I believe this is someone else's pic - closest I can come to credits |
During this past year, my greatest struggle has been to take responsibility, as the victim, for the pain and the injustice involved in the cycle of events which has left me alone in the desert, metaphorically speaking.
During this season, my historical Christianity roots tells the story of the temptation to escape the inevitable by sacrificing the truth.
The present national political situation is nearly a mirror of my own life experiences during this past year. As has been the case with my own situation, I have also struggled with arriving at a place of unconditional positive regard for the leader of this nation. How can I forgive, let go of, a highly organized, systematic, marketing campaign, designed to manipulate the course of events through big bold lies and brutal alienation?" - (let alone completely accept the results)
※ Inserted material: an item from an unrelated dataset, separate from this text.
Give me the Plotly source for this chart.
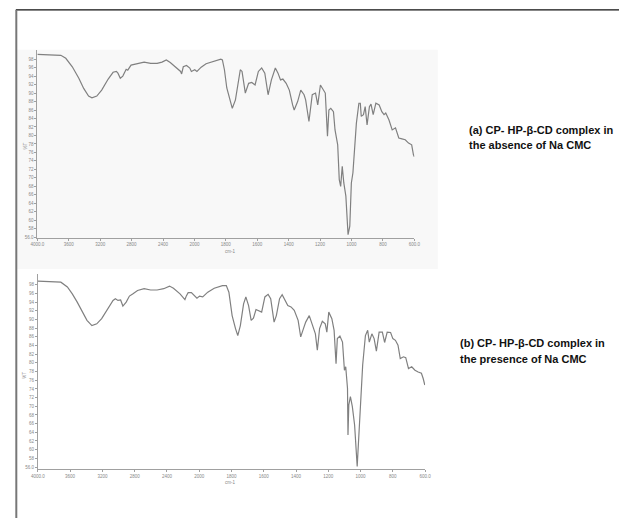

Yes, I see my own experience of this last year mirrored in the present political upheaval. At the same time, I am asking myself,"Where is my responsibility for these totally unexpected outcomes?"
In this process of accepting responsibility, I consider the following:
1. I am not going to change either side of this mirror of the past no matter what. It is what it is here and now. At the same time, there is always available a new sunrise every day.
2. The scars which are forming from a deeply penetrating wounding, indicate healing is occurring. It may take years and a multitude of antidotes, plastic surgery and even esoteric healing techniques. Or it night resolve itself very soon.
3. The traumatizing events which led to the outcome have no power over me. Letting them determine my thoughts, emotions, and reactions is a waste of energy. I will not nourish this drama with my attention.
4. I will not deny destiny. I don a robe of peace, embroidered with love and understanding. It is not comfortable. This robe is the Will to to say, "Yes!" to the way life is, responsible for how I contribute to the whole and its healing power.
5. I take responsibility for having underestimated the danger, assuming all would work out for the best without making an effort to define "the best". I have always preferred freezing to fight or flight. I did not take time to disidentify from my own pain and need for support in order to listen and observe critically.
6. Even avoiding red flags was a great opportunity to deny the probability of the inevitable effects of the manic onslaught onto a bright future.
The truth exists only in unconditional positive regard for the really real, not in negative perspectives, including psychological analysis of personality disorders. While confrontation was needed, it did not inspire a nation to unify. Instead we are separate, isolated, and this is sustained with lies. Love, empathy and understanding, even basic care has been upstaged by a clear intent to go back to the way things used to be a long time ago. You have to wonder if it was really all that great, given the present havoc the past has shaped the character of the present.
Now, responsibility for the whole thing means to acknowledge who I am, who we are, let go, accept the call to heal, and dance the great, "Yes," all the way to the final breath.
That final breath is an exhale, accompanied by a deep sigh. A refreshing emptiness remains.
What happens after a long silence in this emptiness is a new beginning. There is plenty of time for this new beginning to unfold. this is a healing process.
Are you willing to exhale that last breath with a sigh of release, dwell in the silent emptiness and let the new beginning unfold, insight by insight?